Van de Velde: If they sat around and planned it, I don't think the Yale administration of Dean Richard Brodhead, Vice President Linda Lorimer, General Counsel Dorothy Robinson and the Yale Office of Public Affairs could have performed any worse. People have a moral responsibility to show the minimal amount of strength and integrity. Individuals have a moral responsibility to confront capricious authority.
First, December to January 1998 to 1999, it was Yale who pressured the New Haven police to either clear me or call me a "suspect" to justify their decision to pull me from teaching. It was Yale who first announced me as a suspect in the crime.
Brodhead thought that having me teach during an investigation would elicit negative publicity for Yale, and he handed me a statement restricting me from teaching the night before my spring term class was to begin. He made it clear that there was to be no discussion and no member of the Yale administration had asked me to come in and discuss the situation beforehand. Neither Brodhead nor Lorimer understood that by pulling me from teaching they would create the very negative attention and innuendo that they were desperately trying to avoid (they even asked me if I wanted to assist in writing the press statement announcing the cancellation of my classes).
The administration subsequently did everything possible to distance itself from me, though I had led an exemplary career as dean of Saybrook College and as a lecturer in the political science department. Dick Brodhead, an individual I once considered a friend, refused to utter a single praiseworthy sentence on my behalf these past 14 months. His comments in The New York Times Magazine about the importance of the presumption of innocence made me nauseous given the fact that he has done nothing to defend that principle and everything to abuse it.
There is no point to writing and teaching principles or law if one immediately abandons them because their defense would require a little personal strength. Courage is a virtue because it is hard, not because it is bestowed as part of a Yale tenure package. The silence of the Yale faculty on this case has spoken to Yale students the loudest.
Other than Dean James Thomas, not a single member of the vaunted Yale Law School has uttered the slightest concern about the fiasco that is the Jovin investigation. Instead, the faculty sat back and watched my life be destroyed and allowed the investigation into the homicide of a Yale student to become derailed.
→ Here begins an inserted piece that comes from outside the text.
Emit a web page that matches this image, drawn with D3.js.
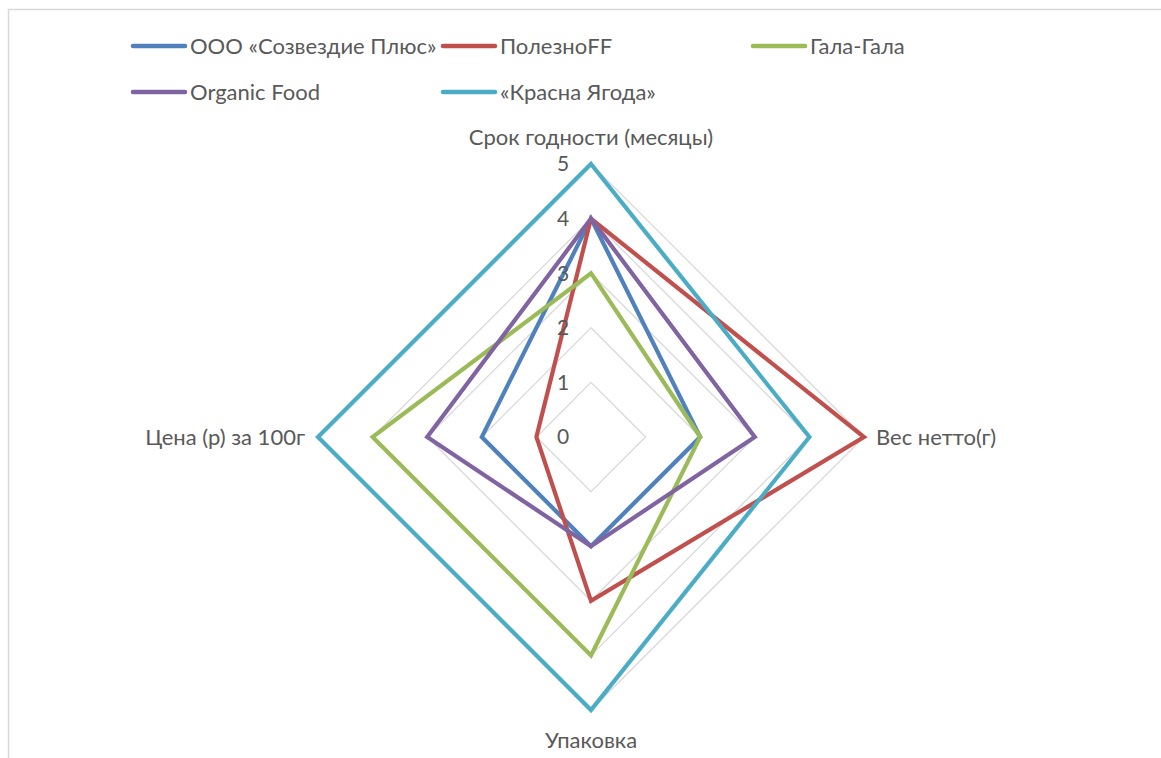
<!DOCTYPE html>
<html>
<head>
<meta charset="utf-8">
<script src="https://cdn.jsdelivr.net/npm/d3@7"></script>
<style>
  body { margin: 0; background: #fff; }
  svg { display: block; font-family: Lato, "Open Sans", sans-serif; }
</style>
</head>
<body>
<svg id="radar" width="1161" height="758"></svg>
<script>
// axes, clockwise from top
var axes = ["Срок годности (месяцы)", "Вес нетто(г)", "Упаковка", "Цена (р) за 100г"];
var ticks = [0, 1, 2, 3, 4, 5];

var seriesNames = ["ООО «Созвездие Плюс»", "ПолезноFF", "Гала-Гала", "Organic Food", "«Красна Ягода»"];
var seriesColors = ["#4f81bd", "#c0504d", "#9bbb59", "#8064a2", "#4bacc6"];

var sozvezdie = [4, 2, 2, 2];
var polezno = [4, 5, 3, 1];
var gala = [3, 2, 4, 4];
var organic = [4, 3, 2, 3];
var krasna = [5, 4, 5, 5];
var seriesValues = [sozvezdie, polezno, gala, organic, krasna];

var svg = d3.select('#radar');
var cx = 591, cy = 437, radius = 273;

// chart area border (clipped by the window)
svg.append("rect")
    .attr("x", 8.5).attr("y", 9.5)
    .attr("width", 1200).attr("height", 800)
    .attr("fill", "none")
    .attr("stroke", "#d9d9d9")
    .attr("stroke-width", 1.5);

var r = d3.scaleLinear().domain([0, 5]).range([0, radius]);
var angle = d3.scalePoint().domain(axes.concat(["_end"])).range([0, 2 * Math.PI]);

function pt(a, v) {
    var t = angle(a);
    return [cx + r(v) * Math.sin(t), cy - r(v) * Math.cos(t)];
}

var ring = d3.line().curve(d3.curveLinearClosed);

// grid rings
svg.selectAll(".grid")
    .data(ticks.filter(function(d) { return d > 0; }))
    .enter()
    .append("path")
    .attr("class", "grid")
    .attr("d", function(d) {
        return ring(axes.map(function(a) { return pt(a, d); }));
    })
    .attr("fill", "none")
    .attr("stroke", "#d9d9d9")
    .attr("stroke-width", 1.3);

// series
svg.selectAll(".series")
    .data(seriesValues)
    .enter()
    .append("path")
    .attr("class", "series")
    .attr("d", function(vals) {
        return ring(axes.map(function(a, i) { return pt(a, vals[i]); }));
    })
    .attr("fill", "none")
    .attr("stroke", function(d, i) { return seriesColors[i]; })
    .attr("stroke-width", 4.2)
    .attr("stroke-linejoin", "miter");

// tick labels
svg.selectAll(".tick")
    .data(ticks)
    .enter()
    .append("text")
    .attr("class", "tick")
    .attr("x", cx - 28)
    .attr("y", function(d) { return cy - r(d); })
    .attr("dy", "0.35em")
    .attr("text-anchor", "middle")
    .attr("font-size", 21)
    .attr("fill", "#595959")
    .text(function(d) { return d; });

// axis labels
var labelPos = [
    {x: cx, y: 137, anchor: "middle"},
    {x: 876, y: cy, anchor: "start"},
    {x: cx, y: 740, anchor: "middle"},
    {x: 305, y: cy, anchor: "end"}
];
svg.selectAll(".axis-label")
    .data(axes)
    .enter()
    .append("text")
    .attr("class", "axis-label")
    .attr("x", function(d, i) { return labelPos[i].x; })
    .attr("y", function(d, i) { return labelPos[i].y; })
    .attr("dy", "0.35em")
    .attr("text-anchor", function(d, i) { return labelPos[i].anchor; })
    .attr("font-size", 22)
    .attr("fill", "#595959")
    .text(function(d) { return d; });

// legend
var legendPos = [[133, 46], [443, 46], [753, 46], [133, 92], [443, 92]];
var legend = svg.selectAll(".legend")
    .data(seriesNames)
    .enter()
    .append("g")
    .attr("class", "legend")
    .attr("transform", function(d, i) {
        return "translate(" + legendPos[i][0] + "," + legendPos[i][1] + ")";
    });

legend.append("line")
    .attr("x1", 0).attr("x2", 52)
    .attr("y1", 0).attr("y2", 0)
    .attr("stroke", function(d, i) { return seriesColors[i]; })
    .attr("stroke-width", 4.5)
    .attr("stroke-linecap", "round");

legend.append("text")
    .attr("x", 57)
    .attr("y", 0)
    .attr("dy", "0.35em")
    .attr("font-size", 22)
    .attr("fill", "#595959")
    .text(function(d) { return d; });
</script>
</body>
</html>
YDN: Do you harbor bitterness toward Yale? Have you considered filing suit against the University, or taken steps to do so?
Van de Velde: Even recently when Suzanne's parents attacked Yale for "academic malpractice" for hiring me, Brodhead could not muster even a small supportive comment of me, despite my success as a dean and a lecturer, but instead stated that a reform had been instated to require two letters of recommendation from applicants -- insinuating that Yale had made a mistake by hiring me. He could not be bothered to add that he would have been one of the recommenders he would have had to have checked to approve me as an instructor.
Brodhead, Political Science Chair Ian Shapiro and the Yale Press Office also lied to the Yale community last spring when they stated that I was not reappointed because I had filled a temporary need in the political science department and that lecturers are not normally reappointed. In fact, many political science lecturers have been renewed for many years and my courses were the most heavily subscribed and unique in the department.
With Professor Westerfield's retirement, my course on intelligence would have continued a Yale tradition. (I note that the department is now scrambling to fill the course subject void.) I also note that the department has recently constructed a new course on strategy, similar to the course I taught last fall 1998, no doubt to fill that course void too. My other two courses on diplomacy and drug trafficking were even more successful and unique.
YDN: University administrators did cancel your classes, and you have said on the record that you essentially disagree with that decision. What would you have done?
Van de Velde: I would have acted on the presumption of innocence, asked my employee and colleague to tell me what had happened, supported him vigorously in public until he was arrested or incriminating evidence was revealed, stood up against capricious authority, decried the trial by rumor and innuendo and advanced the investigation in any manner I could.
YDN: Do you understand their reasoning?
Van de Velde: What reasoning? No, I don't understand their reasoning.
YDN: Talk about the other actions taken by officials of the University too...
Van de Velde: Yale Counsel acted equally shamefully. No Yale Counsel was present during meetings between New Haven detectives and Yale students during which students were told slanderous statements about me. No Yale Counsel was present when a former student was taken down to an interview room in the New Haven Police department and told against her protestations that she had had a relationship with me and that she should admit it and who was later picked up again by New Haven police, driven around the city in the back seat of a police car, and told again to "admit" the relationship with me. No Yale Counsel has objected to the slanderous statements uttered or the press leaks by the New Haven Police or the trial by innuendo. No Yale Counsel or professor from the Yale Law School has objected to the trial by innuendo or the violations of my rights.
I offered to meet with members of the Yale Administration last spring to discuss the investigation. My offer was rejected by the Yale General Counsel with a curt letter stating that it would be "inappropriate" for Yale to meet with me, with copies sent to the New Haven and Yale Police chiefs. Yale doesn't want to know what happened.
YDN: How do you see this ending?
Van de Velde: It is deeply saddening to me to see how apathetic the Yale faculty and administration are over the investigation into the homicide of a student. The citizens of Connecticut and the students of Yale have to ask themselves whether they are satisfied with insinuation as a form of justice in Connecticut or whether they demand more from their institutions, in particular the minimum level of competence and professionalism from the police and the minimum amount of integrity from the Yale Administration. So far, there has been much complacency and little accountability for Yale's and the New Haven Police's actions. If allowed to stand, the result will be that a murder investigation will never be resolved, my life will remain damaged and Suzanne's memory will be stained by the unaccountable actions of the New Haven Police, the current Yale Administration and the Connecticut media.